§ DATASET EXTRACT:
___

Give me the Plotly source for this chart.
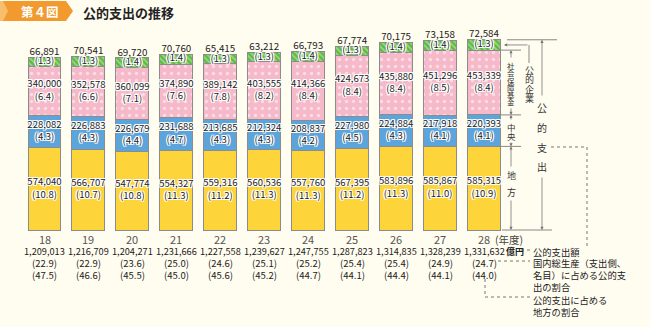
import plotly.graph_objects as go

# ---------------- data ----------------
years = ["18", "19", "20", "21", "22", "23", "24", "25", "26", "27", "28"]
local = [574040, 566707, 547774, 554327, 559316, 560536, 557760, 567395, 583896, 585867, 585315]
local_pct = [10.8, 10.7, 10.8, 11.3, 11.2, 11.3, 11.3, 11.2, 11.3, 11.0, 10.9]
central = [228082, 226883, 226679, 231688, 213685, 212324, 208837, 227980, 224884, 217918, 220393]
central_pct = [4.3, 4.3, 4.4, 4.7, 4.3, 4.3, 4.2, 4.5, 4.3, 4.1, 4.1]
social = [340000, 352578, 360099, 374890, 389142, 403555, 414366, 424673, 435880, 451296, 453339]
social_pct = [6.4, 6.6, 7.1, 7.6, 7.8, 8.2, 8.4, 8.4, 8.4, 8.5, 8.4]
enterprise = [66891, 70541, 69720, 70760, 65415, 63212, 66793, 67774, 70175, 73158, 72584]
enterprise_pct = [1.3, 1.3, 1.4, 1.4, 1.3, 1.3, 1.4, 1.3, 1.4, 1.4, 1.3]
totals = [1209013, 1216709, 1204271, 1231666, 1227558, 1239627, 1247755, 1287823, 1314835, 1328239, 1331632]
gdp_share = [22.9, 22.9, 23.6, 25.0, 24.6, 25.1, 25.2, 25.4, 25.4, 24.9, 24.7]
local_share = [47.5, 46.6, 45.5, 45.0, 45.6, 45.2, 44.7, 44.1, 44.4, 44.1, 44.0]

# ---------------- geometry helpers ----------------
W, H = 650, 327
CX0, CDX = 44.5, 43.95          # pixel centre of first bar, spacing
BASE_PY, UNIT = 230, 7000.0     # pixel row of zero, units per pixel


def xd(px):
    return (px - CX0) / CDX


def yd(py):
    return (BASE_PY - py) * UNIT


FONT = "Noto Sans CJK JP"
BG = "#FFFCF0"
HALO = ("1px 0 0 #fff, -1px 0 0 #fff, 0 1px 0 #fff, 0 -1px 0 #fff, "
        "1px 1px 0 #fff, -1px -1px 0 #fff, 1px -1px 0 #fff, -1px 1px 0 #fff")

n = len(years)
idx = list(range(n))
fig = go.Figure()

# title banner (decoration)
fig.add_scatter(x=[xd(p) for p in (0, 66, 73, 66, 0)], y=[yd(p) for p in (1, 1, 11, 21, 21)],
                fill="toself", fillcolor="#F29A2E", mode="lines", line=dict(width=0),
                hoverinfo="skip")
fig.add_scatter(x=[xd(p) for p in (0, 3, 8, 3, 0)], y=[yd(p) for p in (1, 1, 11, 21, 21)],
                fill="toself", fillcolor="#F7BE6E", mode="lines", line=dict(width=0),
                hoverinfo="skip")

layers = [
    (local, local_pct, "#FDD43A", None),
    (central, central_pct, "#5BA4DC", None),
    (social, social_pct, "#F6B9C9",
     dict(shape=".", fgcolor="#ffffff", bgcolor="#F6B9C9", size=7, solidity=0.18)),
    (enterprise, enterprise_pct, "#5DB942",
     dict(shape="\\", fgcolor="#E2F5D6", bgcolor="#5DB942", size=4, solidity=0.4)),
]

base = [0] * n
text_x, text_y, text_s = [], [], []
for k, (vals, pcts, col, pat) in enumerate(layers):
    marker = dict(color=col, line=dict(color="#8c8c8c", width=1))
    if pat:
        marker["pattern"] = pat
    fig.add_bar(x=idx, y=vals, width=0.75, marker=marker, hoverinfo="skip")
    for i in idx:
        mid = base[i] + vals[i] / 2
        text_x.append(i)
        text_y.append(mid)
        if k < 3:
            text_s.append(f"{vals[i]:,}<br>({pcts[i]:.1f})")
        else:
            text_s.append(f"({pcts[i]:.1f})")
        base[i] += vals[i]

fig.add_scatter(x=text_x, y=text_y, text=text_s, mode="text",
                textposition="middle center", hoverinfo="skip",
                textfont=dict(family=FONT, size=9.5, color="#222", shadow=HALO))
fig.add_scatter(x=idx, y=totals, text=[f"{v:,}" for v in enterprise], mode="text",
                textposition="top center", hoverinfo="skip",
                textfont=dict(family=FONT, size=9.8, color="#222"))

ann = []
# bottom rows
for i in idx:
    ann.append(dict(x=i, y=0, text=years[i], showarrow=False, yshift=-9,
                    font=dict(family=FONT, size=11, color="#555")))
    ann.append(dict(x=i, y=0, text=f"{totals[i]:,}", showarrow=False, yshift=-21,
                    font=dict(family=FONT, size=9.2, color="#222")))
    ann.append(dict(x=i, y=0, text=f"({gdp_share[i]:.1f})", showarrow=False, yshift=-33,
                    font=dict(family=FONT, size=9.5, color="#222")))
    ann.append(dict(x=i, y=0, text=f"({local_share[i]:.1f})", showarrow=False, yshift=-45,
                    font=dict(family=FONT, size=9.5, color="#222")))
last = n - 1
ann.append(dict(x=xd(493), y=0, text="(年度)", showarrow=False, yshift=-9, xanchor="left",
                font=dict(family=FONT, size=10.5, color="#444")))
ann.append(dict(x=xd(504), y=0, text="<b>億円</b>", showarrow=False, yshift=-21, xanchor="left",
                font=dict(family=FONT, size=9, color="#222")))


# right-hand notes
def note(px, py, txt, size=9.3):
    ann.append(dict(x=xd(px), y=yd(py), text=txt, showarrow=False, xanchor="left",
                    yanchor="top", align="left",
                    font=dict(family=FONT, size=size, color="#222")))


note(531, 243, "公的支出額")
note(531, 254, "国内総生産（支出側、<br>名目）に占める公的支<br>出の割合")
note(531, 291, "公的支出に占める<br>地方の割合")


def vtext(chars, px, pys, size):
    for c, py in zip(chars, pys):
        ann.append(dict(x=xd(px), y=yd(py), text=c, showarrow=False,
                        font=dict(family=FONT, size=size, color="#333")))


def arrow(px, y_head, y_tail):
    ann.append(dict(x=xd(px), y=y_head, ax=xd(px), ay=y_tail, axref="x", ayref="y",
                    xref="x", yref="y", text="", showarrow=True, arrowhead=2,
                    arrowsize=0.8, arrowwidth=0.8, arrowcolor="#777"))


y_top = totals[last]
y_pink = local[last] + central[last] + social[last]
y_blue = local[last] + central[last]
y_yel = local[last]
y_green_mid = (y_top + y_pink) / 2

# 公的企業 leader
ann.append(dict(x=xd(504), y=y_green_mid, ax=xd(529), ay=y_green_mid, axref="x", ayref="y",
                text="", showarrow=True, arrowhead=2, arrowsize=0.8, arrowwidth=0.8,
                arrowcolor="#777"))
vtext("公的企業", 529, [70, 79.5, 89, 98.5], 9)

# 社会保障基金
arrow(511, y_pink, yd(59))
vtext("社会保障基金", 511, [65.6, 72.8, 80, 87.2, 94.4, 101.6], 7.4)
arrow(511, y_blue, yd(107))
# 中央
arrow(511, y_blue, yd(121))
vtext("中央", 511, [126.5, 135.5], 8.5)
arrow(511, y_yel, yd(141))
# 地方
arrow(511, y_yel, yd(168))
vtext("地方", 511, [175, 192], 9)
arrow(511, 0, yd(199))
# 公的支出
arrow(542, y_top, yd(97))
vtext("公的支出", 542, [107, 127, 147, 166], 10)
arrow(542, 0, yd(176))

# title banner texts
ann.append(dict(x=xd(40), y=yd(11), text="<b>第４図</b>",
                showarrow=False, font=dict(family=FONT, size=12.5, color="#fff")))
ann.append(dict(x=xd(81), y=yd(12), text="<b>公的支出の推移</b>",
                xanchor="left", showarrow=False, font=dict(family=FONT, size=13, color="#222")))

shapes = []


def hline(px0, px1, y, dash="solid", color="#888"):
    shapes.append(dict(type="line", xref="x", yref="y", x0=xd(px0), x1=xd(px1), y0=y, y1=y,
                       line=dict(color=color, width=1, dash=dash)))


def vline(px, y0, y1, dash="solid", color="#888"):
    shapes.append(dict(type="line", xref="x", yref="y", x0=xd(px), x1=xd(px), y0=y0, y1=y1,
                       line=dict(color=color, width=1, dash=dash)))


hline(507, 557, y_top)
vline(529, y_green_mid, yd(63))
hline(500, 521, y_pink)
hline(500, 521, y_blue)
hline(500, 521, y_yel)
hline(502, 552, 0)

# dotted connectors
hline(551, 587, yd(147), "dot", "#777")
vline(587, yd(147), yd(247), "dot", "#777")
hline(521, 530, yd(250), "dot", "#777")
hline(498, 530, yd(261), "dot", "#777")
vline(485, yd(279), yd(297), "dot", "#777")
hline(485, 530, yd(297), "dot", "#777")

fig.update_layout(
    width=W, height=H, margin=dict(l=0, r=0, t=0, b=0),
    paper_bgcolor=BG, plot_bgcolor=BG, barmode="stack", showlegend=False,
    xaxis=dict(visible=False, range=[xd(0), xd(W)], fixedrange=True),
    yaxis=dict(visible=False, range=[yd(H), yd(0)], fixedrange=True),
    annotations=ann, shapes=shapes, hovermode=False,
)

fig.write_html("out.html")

___

§ REQUIRED TASK: Would you reproduce the lines above, from the very first through the line containing "fig = go.Figure()", exactly and without the pictures?

§ REPLY TO THE EXERCISE:
Give me the Plotly source for this chart.
import plotly.graph_objects as go

# ---------------- data ----------------
years = ["18", "19", "20", "21", "22", "23", "24", "25", "26", "27", "28"]
local = [574040, 566707, 547774, 554327, 559316, 560536, 557760, 567395, 583896, 585867, 585315]
local_pct = [10.8, 10.7, 10.8, 11.3, 11.2, 11.3, 11.3, 11.2, 11.3, 11.0, 10.9]
central = [228082, 226883, 226679, 231688, 213685, 212324, 208837, 227980, 224884, 217918, 220393]
central_pct = [4.3, 4.3, 4.4, 4.7, 4.3, 4.3, 4.2, 4.5, 4.3, 4.1, 4.1]
social = [340000, 352578, 360099, 374890, 389142, 403555, 414366, 424673, 435880, 451296, 453339]
social_pct = [6.4, 6.6, 7.1, 7.6, 7.8, 8.2, 8.4, 8.4, 8.4, 8.5, 8.4]
enterprise = [66891, 70541, 69720, 70760, 65415, 63212, 66793, 67774, 70175, 73158, 72584]
enterprise_pct = [1.3, 1.3, 1.4, 1.4, 1.3, 1.3, 1.4, 1.3, 1.4, 1.4, 1.3]
totals = [1209013, 1216709, 1204271, 1231666, 1227558, 1239627, 1247755, 1287823, 1314835, 1328239, 1331632]
gdp_share = [22.9, 22.9, 23.6, 25.0, 24.6, 25.1, 25.2, 25.4, 25.4, 24.9, 24.7]
local_share = [47.5, 46.6, 45.5, 45.0, 45.6, 45.2, 44.7, 44.1, 44.4, 44.1, 44.0]

# ---------------- geometry helpers ----------------
W, H = 650, 327
CX0, CDX = 44.5, 43.95          # pixel centre of first bar, spacing
BASE_PY, UNIT = 230, 7000.0     # pixel row of zero, units per pixel


def xd(px):
    return (px - CX0) / CDX


def yd(py):
    return (BASE_PY - py) * UNIT


FONT = "Noto Sans CJK JP"
BG = "#FFFCF0"
HALO = ("1px 0 0 #fff, -1px 0 0 #fff, 0 1px 0 #fff, 0 -1px 0 #fff, "
        "1px 1px 0 #fff, -1px -1px 0 #fff, 1px -1px 0 #fff, -1px 1px 0 #fff")

n = len(years)
idx = list(range(n))
fig = go.Figure()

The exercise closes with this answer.